In order to gain Global Scholar (GS) designation in the course catalog, your course syllabus must meet essential course criteria and be approved through the curriculum review and approval process. Once approved, designated Global Scholar (GS) courses will count toward students’ achievement of a Global Scholar distinction on their transcripts.

UW Oshkosh Global Scholar criteria and learning outcomes are based on Best Practice as developed by AAC&U’s Shared Futures and LEAP (Liberal Education for America’s Promise) initiatives, which informed our campus Essential Learning Outcomes and helped to shape the University Studies Program.

AAC&U, in its Global Learning Value Rubric defines Global Learning as

“a critical analysis of and an engagement with complex, interdependent global systems and legacies (such as natural, physical, social, cultural, economic and political) and their implications for people’s lives and the earth’s sustainability. Through global learning, students should (1) become informed, open-minded, and responsible people who are attentive to diversity across the spectrum of differences, (2) seek to understand how their actions affect both local and global communities, and (3) address the world’s most pressing and enduring issues collaboratively and equitably.”

Global Scholar (GS) Course Criteria

Each Global Scholar course syllabus must contain the following three elements:

1) A statement concerning the Global Scholar designation. Copy and paste the statement below into your syllabus or write a statement of your own that is substantially similar.

Global Scholar courses build upon the knowledge, skills and perspectives that students gain in their (required) USP Global Citizenship (GC) course. Together, GC and GS courses aim to provide students with the knowledge of nations, cultures or societies beyond the U.S.; the recognition of how interaction, interdependence and inequity among diverse geographical, social, political, or economic systems have shaped historical and contemporary global challenges and opportunities; and the skills needed to engage with the responsibilities of informed citizenship in a complex, interdependent and changing world.

2) The course itself should:

  • Examine nations, cultures and societies beyond the U.S. historically or in the present.
  • Appreciate diverse human ideas and traditions.
  • Understand forms of and sources of interaction, interdependence and inequity at the local and global levels.

The syllabus should provide a sense of how these three criteria are addressed in the course. The course description, goals, content, readings, assignments, and projects as detailed in the syllabus should clearly reflect these key course criteria.

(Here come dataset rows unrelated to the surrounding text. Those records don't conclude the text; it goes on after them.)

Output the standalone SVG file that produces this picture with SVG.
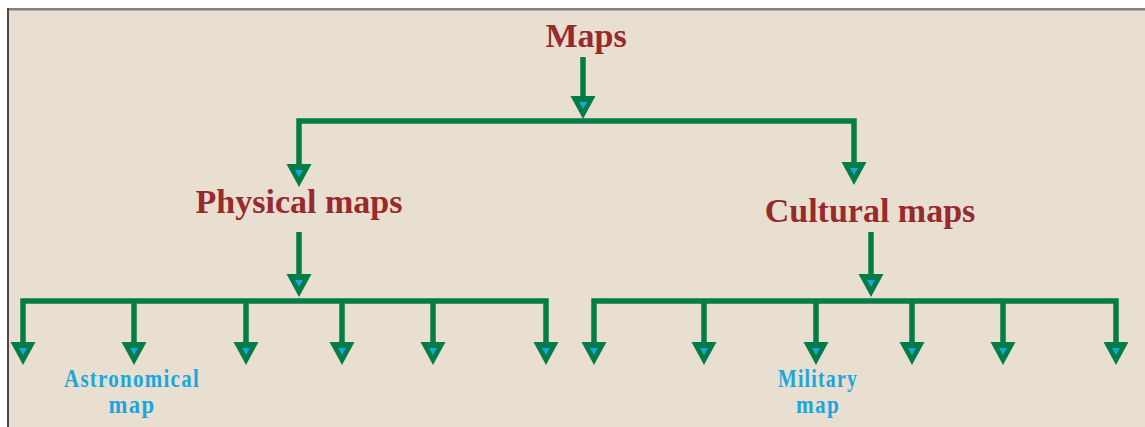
<svg xmlns="http://www.w3.org/2000/svg" xmlns:xlink="http://www.w3.org/1999/xlink" width="1145" height="427" viewBox="0 0 1145 427">
<style>
.title{font-family:"Liberation Serif","Times New Roman",serif;font-weight:bold;font-size:34px;fill:#982a2e;text-anchor:middle}
.leaf{font-family:"Liberation Serif","Times New Roman",serif;font-weight:bold;font-size:25px;letter-spacing:1.5px;fill:#1ba6de;text-anchor:middle}
.ln{fill:none;stroke:#047c47;stroke-width:5.5;stroke-linejoin:miter;stroke-linecap:butt}
</style>
<defs>
<g id="head">
<polygon points="-12.5,-23 12.5,-23 0,0" fill="#047c47"/>
<polygon points="-4,-17 4,-17 0,-10" fill="#15a8e0"/>
</g>
</defs>
<rect x="0" y="0" width="1145" height="427" fill="#ffffff"/>
<rect x="7" y="8" width="1138" height="419" fill="#e8dfd0"/>
<rect x="7" y="8" width="1138" height="2.5" fill="#858080"/>
<rect x="7" y="8" width="2" height="419" fill="#4d4641"/>

<g id="connectors">
<path class="ln" d="M583,57 V98"/>
<path class="ln" d="M299,166 V121 H854 V164"/>
<path class="ln" d="M299,232 V276"/>
<path class="ln" d="M871,232 V276"/>
<path class="ln" d="M23,344 V301 H546 V344 M134,301 V344 M246,301 V344 M342,301 V344 M433,301 V344"/>
<path class="ln" d="M594,344 V301 H1116 V344 M704,301 V344 M816,301 V344 M912,301 V344 M1003,301 V344"/>
<use xlink:href="#head" x="583" y="119"/>
<use xlink:href="#head" x="299" y="187"/>
<use xlink:href="#head" x="854" y="185"/>
<use xlink:href="#head" x="299" y="297"/>
<use xlink:href="#head" x="871" y="297"/>
<use xlink:href="#head" x="23" y="365"/>
<use xlink:href="#head" x="134" y="365"/>
<use xlink:href="#head" x="246" y="365"/>
<use xlink:href="#head" x="342" y="365"/>
<use xlink:href="#head" x="433" y="365"/>
<use xlink:href="#head" x="546" y="365"/>
<use xlink:href="#head" x="594" y="365"/>
<use xlink:href="#head" x="704" y="365"/>
<use xlink:href="#head" x="816" y="365"/>
<use xlink:href="#head" x="912" y="365"/>
<use xlink:href="#head" x="1003" y="365"/>
<use xlink:href="#head" x="1116" y="365"/>
</g>

<g id="maps"><text class="title" x="586" y="47">Maps</text></g>
<g id="physical"><text class="title" x="299" y="213">Physical maps</text></g>
<g id="cultural"><text class="title" x="870" y="222">Cultural maps</text></g>
<g id="astronomical">
<text class="leaf" x="132" y="387" textLength="136" lengthAdjust="spacingAndGlyphs">Astronomical</text>
<text class="leaf" x="132" y="413" textLength="47" lengthAdjust="spacingAndGlyphs">map</text>
</g>
<g id="military">
<text class="leaf" x="818" y="387" textLength="80" lengthAdjust="spacingAndGlyphs">Military</text>
<text class="leaf" x="818" y="413" textLength="44" lengthAdjust="spacingAndGlyphs">map</text>
</g>
</svg>
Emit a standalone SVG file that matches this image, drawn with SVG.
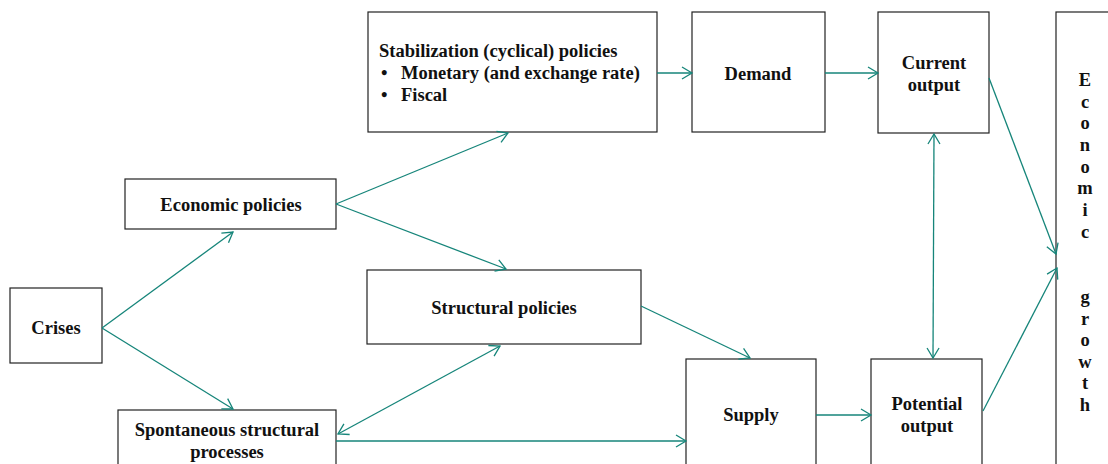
<svg xmlns="http://www.w3.org/2000/svg" width="1108" height="464" viewBox="0 0 1108 464">
<style>
.box{fill:#fff;stroke:#222;stroke-width:1.2}
.t{font-family:"Liberation Serif","Times New Roman",serif;font-weight:bold;font-size:18.5px;fill:#111}
.c{text-anchor:middle}
.con line{stroke:#16857a;stroke-width:1.3;fill:none}
</style>
<defs>
<marker id="a" markerUnits="userSpaceOnUse" markerWidth="14" markerHeight="14" viewBox="0 0 14 14" refX="12" refY="7" orient="auto-start-reverse">
<path d="M2,1 L12,7 L2,13" fill="none" stroke="#16857a" stroke-width="1.3"/>
</marker>
</defs>
<rect width="1108" height="464" fill="#fff"/>
<g id="crises"><rect class="box" x="10" y="288" width="92" height="75"/><text class="t c" x="56" y="334">Crises</text></g>
<g id="econ-policies"><rect class="box" x="125" y="179" width="211" height="50"/><text class="t c" x="231" y="211">Economic policies</text></g>
<g id="spontaneous"><rect class="box" x="118" y="410" width="218" height="60"/><text class="t c" x="227" y="436">Spontaneous structural</text><text class="t c" x="227" y="458">processes</text></g>
<g id="stabilization"><rect class="box" x="368" y="12" width="289" height="120"/><text class="t" x="379" y="57">Stabilization (cyclical) policies</text><text class="t" x="381" y="79">•</text><text class="t" x="401" y="79">Monetary (and exchange rate)</text><text class="t" x="381" y="101">•</text><text class="t" x="401" y="101">Fiscal</text></g>
<g id="structural"><rect class="box" x="367" y="270" width="274" height="74"/><text class="t c" x="504" y="314">Structural policies</text></g>
<g id="demand"><rect class="box" x="692" y="12" width="133" height="120"/><text class="t c" x="758" y="80">Demand</text></g>
<g id="current"><rect class="box" x="878" y="12" width="111" height="121"/><text class="t c" x="934" y="69">Current</text><text class="t c" x="934" y="91">output</text></g>
<g id="supply"><rect class="box" x="686" y="359" width="130" height="110"/><text class="t c" x="751" y="421">Supply</text></g>
<g id="potential"><rect class="box" x="871" y="359" width="111" height="110"/><text class="t c" x="927" y="410">Potential</text><text class="t c" x="927" y="432">output</text></g>
<g id="growth"><rect class="box" x="1056" y="12" width="60" height="460"/>
<text class="t c" x="1085" y="86">E</text><text class="t c" x="1085" y="108">c</text><text class="t c" x="1085" y="129">o</text><text class="t c" x="1085" y="151">n</text><text class="t c" x="1085" y="173">o</text><text class="t c" x="1085" y="194">m</text><text class="t c" x="1085" y="216">i</text><text class="t c" x="1085" y="238">c</text><text class="t c" x="1085" y="303">g</text><text class="t c" x="1085" y="325">r</text><text class="t c" x="1085" y="346">o</text><text class="t c" x="1085" y="368">w</text><text class="t c" x="1085" y="389">t</text><text class="t c" x="1085" y="411">h</text></g>
<g id="connectors" class="con">
<line x1="102" y1="328" x2="233" y2="232" marker-end="url(#a)"/>
<line x1="102" y1="328" x2="233" y2="409" marker-end="url(#a)"/>
<line x1="336" y1="204" x2="508" y2="133" marker-end="url(#a)"/>
<line x1="336" y1="204" x2="506" y2="269" marker-end="url(#a)"/>
<line x1="338" y1="434" x2="500" y2="346" marker-start="url(#a)" marker-end="url(#a)"/>
<line x1="336" y1="441" x2="686" y2="441" marker-end="url(#a)"/>
<line x1="641" y1="306" x2="750" y2="358" marker-end="url(#a)"/>
<line x1="657" y1="73" x2="692" y2="73" marker-end="url(#a)"/>
<line x1="825" y1="73" x2="878" y2="73" marker-end="url(#a)"/>
<line x1="934" y1="134" x2="933" y2="358" marker-start="url(#a)" marker-end="url(#a)"/>
<line x1="989" y1="78" x2="1056" y2="254" marker-end="url(#a)"/>
<line x1="983" y1="411" x2="1057" y2="268" marker-end="url(#a)"/>
<line x1="816" y1="415" x2="871" y2="415" marker-end="url(#a)"/>
</g>
</svg>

A central element of any Global Scholar course is an emphasis on interaction and interdependence at the local and global levels (criteria c above). This can be difficult both for students to understand and for instructors to incorporate in their course.  Global Scholar courses provide students with opportunities to grapple with interdependence, complexity and in connection. For some this interdependence is best exemplified by systems thinking.

“The real system is interconnected.  No part of the human race is separate either from other human beings or from the global ecosystem. It will not be possible in this integrated world for your heart to succeed if your lungs fail, or for your company to succeed if your workers fail, or for the rich in Los Angeles to succeed if the poor in Los Angeles fail, or for Europe to succeed if Africa fails, or for the global economy to succeed if the global environment fails.” –  Donella Meadows, Thinking in Systems, December 2008

3)  Adapt at least two of the Global Citizenship / Scholar Student Learning Outcomes (from the eight listed below) to the specific course and list them in the syllabus among the course student learning outcomes. See Writing Global Learning Outcomes for additional guidance and examples.

  1. Students will gain knowledge of global systems, movements, institutions of cooperation and / or fundamental international agreements.
  2. Students will acquire knowledge of and appreciation for diverse beliefs, ideas, traditions and / or geographical, social, political or economic systems.
  3. Students will examine how diversity in value systems and cultures and / or inequities among geographical, social, political, or economic systems have shaped past and / or contemporary global challenges and opportunities.
  4. Students will be able to recognize the construction of identity as shaped by cultural heritage and / or patterns of power or privilege.
  5. Students will gain competency or familiarity with different forms of intercultural communication.
  6. Students will recognize diverse methodological or disciplinary lenses used to examine global challenges, past or present.
  7. Students will recognize the connections, past or present, between personal experiences, local action and global impact.
  8. Students will critically, creatively, independently and / or collaboratively engage with global challenges and opportunities.